Some decades back, most parents and guardians did not see reasons to educate their children about sex and sexuality and those who even did, were sceptical and not as honest and open as they should be during such conversations.
In today’s world and with the 21st-century child, it is more than expedient for us to educate our children on sex and sexuality. This is because if you don’t, there are many platforms through which they can get misinformed.
There are certain tips you need to know as a parent or guardian if you will be able to educate your child adequately about sex and sexuality.
And discussed in this article is what you need to know about sex, sexuality and how best to go about educating your children about it.
1. What is sex?
Sex is the characteristic that distinguishes every organism into two major categories (male and female). It can also be defined as activities associated with sexual intercourse.
2. What is sexuality?
Sexuality refers to the total expression of who you are as a human being, your femaleness or your maleness. Our sexuality begins at birth and ends at death and everyone is a sexual being.

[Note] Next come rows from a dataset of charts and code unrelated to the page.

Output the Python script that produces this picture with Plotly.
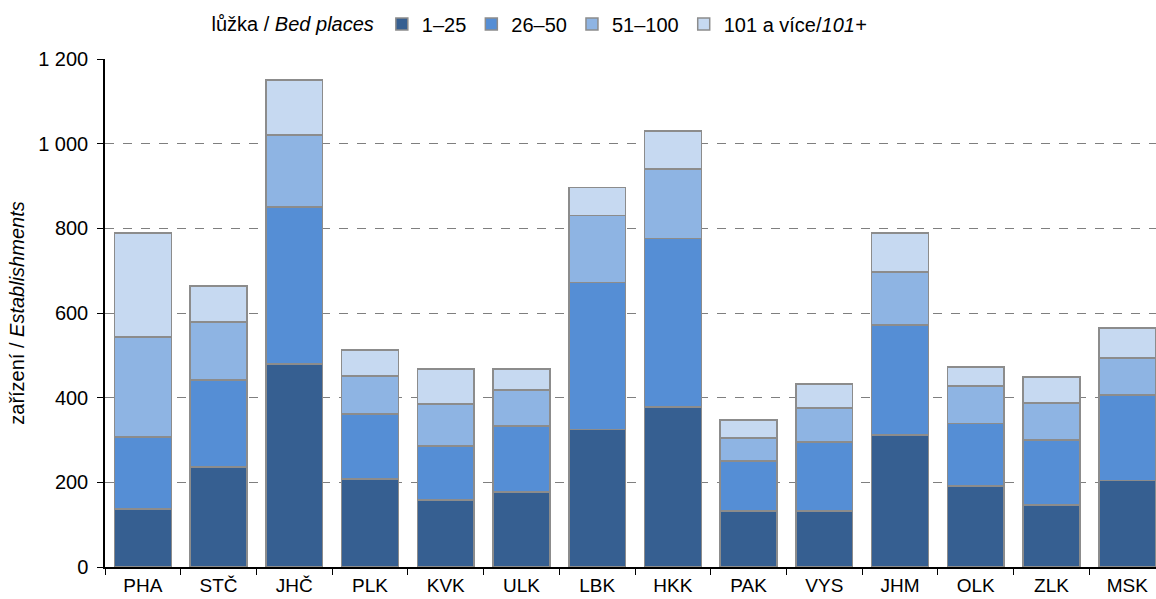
import plotly.graph_objects as go

# Regions (NUTS 3 codes) and establishments by number of bed places
regions = ["PHA", "STČ", "JHČ", "PLK", "KVK", "ULK", "LBK", "HKK",
           "PAK", "VYS", "JHM", "OLK", "ZLK", "MSK"]
beds_1_25 = [137, 236, 479, 208, 158, 177, 325, 378, 132, 132, 312, 191, 146, 204]
beds_26_50 = [170, 206, 371, 153, 128, 156, 347, 398, 118, 163, 260, 148, 154, 202]
beds_51_100 = [236, 137, 170, 90, 99, 85, 158, 164, 55, 81, 125, 89, 88, 88]
beds_101_plus = [246, 85, 130, 62, 83, 50, 66, 90, 42, 56, 92, 44, 61, 71]

series_names = ["1–25", "26–50", "51–100", "101 a více/<i>101+</i>"]
series_values = [beds_1_25, beds_26_50, beds_51_100, beds_101_plus]
series_colors = ["#365F91", "#558ED5", "#8EB4E3", "#C6D9F1"]

y_ticks = [0, 200, 400, 600, 800, 1000, 1200]
y_tick_text = ["0", "200", "400", "600", "800", "1 000", "1 200"]

FONT = "Liberation Sans, Arial, sans-serif"

fig = go.Figure()
for name, vals, color in zip(series_names, series_values, series_colors):
    fig.add_trace(go.Bar(
        x=regions, y=vals, name=name,
        marker=dict(color=color, line=dict(color="#8C8C8C", width=1.5)),
    ))

fig.update_layout(
    barmode="stack",
    bargap=0.25,
    width=1156, height=599,
    margin=dict(l=105, r=0, t=59, b=32, autoexpand=False),
    paper_bgcolor="white", plot_bgcolor="white",
    font=dict(family=FONT, size=20, color="#000000"),
    legend=dict(
        orientation="h",
        x=0.468, xref="container", xanchor="center",
        y=1 - 24 / 599, yref="container", yanchor="middle",
        title=dict(text="lůžka / <i>Bed places</i>", side="left",
                   font=dict(size=20)),
        font=dict(size=20),
        itemwidth=30,
        traceorder="normal",
    ),
    xaxis=dict(
        type="category",
        range=[-0.5, 13.38],
        showline=True, linecolor="#000000", linewidth=1.5,
        ticks="outside", tickson="boundaries", ticklen=6, tickcolor="#000000",
        ticklabelstandoff=0,
        showgrid=False,
        tickfont=dict(size=19),
    ),
    yaxis=dict(
        range=[0, 1200],
        tickvals=y_ticks, ticktext=y_tick_text,
        showline=True, linecolor="#000000", linewidth=1.5,
        ticks="outside", ticklen=6, tickcolor="#000000",
        ticklabelstandoff=5,
        showgrid=True, gridcolor="#7F7F7F", griddash="dash", gridwidth=1.2,
        zeroline=False,
        tickfont=dict(size=20),
        title=dict(text="zařízení / <i>Establishments</i>",
                   font=dict(size=20), standoff=8),
    ),
)

fig.write_html("out.html")
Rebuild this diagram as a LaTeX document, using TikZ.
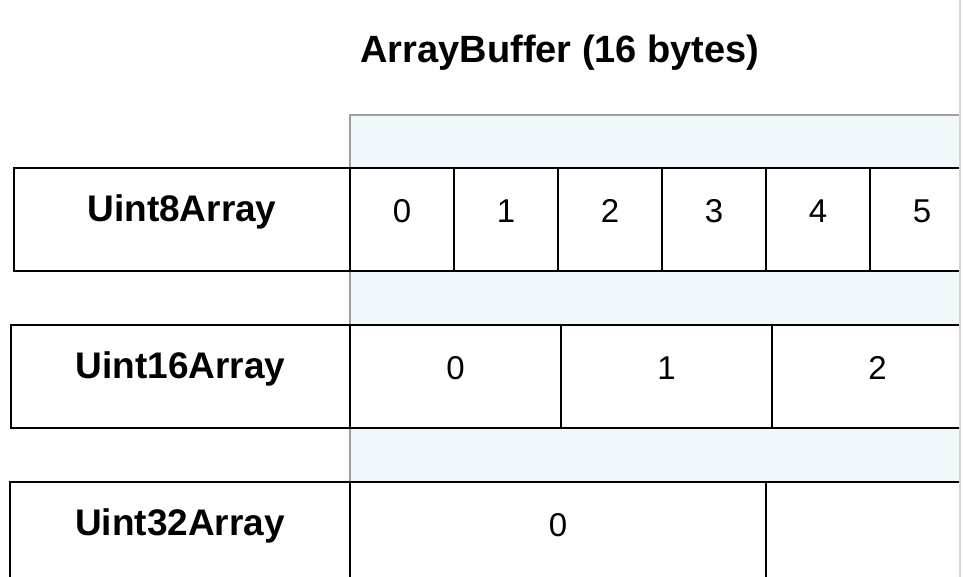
\documentclass[tikz,border=0pt]{standalone}
\usepackage{fontspec}
\setmainfont{Liberation Sans}
\usetikzlibrary{positioning}
\definecolor{bufferblue}{HTML}{F0F8FB}
\definecolor{buffergray}{HTML}{A0A0A0}
\definecolor{edgegray}{HTML}{D4D4D4}
\tikzset{
  viewbox/.style={draw=black, line width=2.2pt, fill=white, minimum height=103pt,
    inner sep=0pt, outer sep=0pt, anchor=north west,
    font=\fontsize{37}{44}\selectfont\bfseries, text height=0.72em, text depth=0.28em},
  bytecell/.style={draw=black, line width=2.2pt, fill=white, minimum height=103pt,
    inner sep=0pt, outer sep=0pt, anchor=north west,
    font=\fontsize{33}{40}\selectfont, text height=0.72em, text depth=0.12em},
}
\begin{document}
\begin{tikzpicture}[x=1pt,y=-1pt]
\useasboundingbox (0,0) rectangle (963,577);
\begin{scope}
\clip (0,0) rectangle (959,577);
% the buffer behind the views
\fill[bufferblue] (350,115) rectangle (980,600);
\draw[buffergray, line width=2pt] (350,600) -- (350,115) -- (980,115);
\node[font=\fontsize{38}{46}\selectfont\bfseries, anchor=base] (title) at (560,63) {ArrayBuffer (16 bytes)};
% Uint8Array
\node[viewbox, minimum width=336pt] (u8) at (14,168) {Uint8Array};
\node[bytecell, minimum width=104pt] (u8b0) at (350,168) {0};
\node[bytecell, minimum width=104pt] (u8b1) at (u8b0.north east) {1};
\node[bytecell, minimum width=104pt] (u8b2) at (u8b1.north east) {2};
\node[bytecell, minimum width=104pt] (u8b3) at (u8b2.north east) {3};
\node[bytecell, minimum width=104pt] (u8b4) at (u8b3.north east) {4};
\node[bytecell, minimum width=104pt] (u8b5) at (u8b4.north east) {5};
% Uint16Array
\node[viewbox, minimum width=339pt] (u16) at (11,325) {Uint16Array};
\node[bytecell, minimum width=211pt] (u16b0) at (350,325) {0};
\node[bytecell, minimum width=211pt] (u16b1) at (u16b0.north east) {1};
\node[bytecell, minimum width=211pt] (u16b2) at (u16b1.north east) {2};
% Uint32Array
\node[viewbox, minimum width=340pt] (u32) at (10,482) {Uint32Array};
\node[bytecell, minimum width=416pt] (u32b0) at (350,482) {0};
\node[bytecell, minimum width=416pt] (u32b1) at (u32b0.north east) {};
\end{scope}
\draw[edgegray, line width=1.5pt] (960,0) -- (960,577);
\end{tikzpicture}
\end{document}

Sexuality isn’t just about sex. It’s also the way your child feels about their developing body. And it’s how your child understands and expresses feelings of intimacy, attraction and affection for others, and how your child develops and maintains respectful relationships.
As a parent or guardian, in order to effectively educate your child about sex and sexuality, you should do the following:
3. Ask what they know about sex and sexuality (do not underestimate them)
It’s funny how most parents and guardians continue to deceive themselves by thinking their children know nothing about sex or sexuality. In their words, these children are still small, what do they know?
Well, if you have this same thought pattern then you might be wrong as you are dealing with the 21st-century child also known as Gen Z.
Do not assume your child knows nothing about sex, rather seek to discover what they know about the subject matter and how far they know.
When you know what your child knows about sex, you are better equipped to know how best to come in without them seeing you as a threat.
4. Have open and honest conversations with them
To be a 21st-century parent is not an easy job.
This set of children are not the ones that you can lie to; they are the set of children that think faster than you; they are always curious and always interested in asking questions; they tend to follow what you do rather than what you say; so you see the reason you can’t leave their acquisition of sex education to chance.
In order to effectively educate your child on sex and sexuality, you need to be as open and honest as possible.
Tell them what they need to know according to their level of understanding. Permit them to ask you questions and make them feel comfortable discussing this topic with you whenever they want to.
5. Both parents should be involved
If you’re not a single parent, it is important you get your spouse involved in this kind of discussion with your child.
Sex education is not only meant to be the role of the mother, as a father you also need to get involved.
Having both parents educate their children about sex education helps your children get diverse but unified opinions and knowledge about what sex and sexuality are all about.
Take the bold step of teaching your children first about sex education.
6. Know when and where to stop
The fact that your child needs sex education doesn’t mean you have to tell them everything about sex and sexuality. You need to be wise and discerning in order to know when to stop based on your child’s age and ability to comprehend.
Your child doesn’t need to be an expert – your child just needs to know what is appropriate for them at that stage.
So, as a parent, you don’t need to go too deep when discussing sex education with your child such that they begin to imagine untold things in their heads.
Be wise.
7. It is never a one-off conversation
It is important that you know that sex education is not what you do just once. It is a continuous discussion with your wards even as they grow older.
As your child grows, you tend to discuss more and make them understand what they should at their present level and age.
When you have had open and honest conversations with your children while they were young, continuing the conversation as they grow older wouldn’t be hard.
These continued conversations also help you correct any misinformation they might have about sex and sexuality.
Your children deserve to get educated about sex and sexuality first from you as their parents. Do not deny them this knowledge so they won’t end up being misinformed and making avoidable mistakes.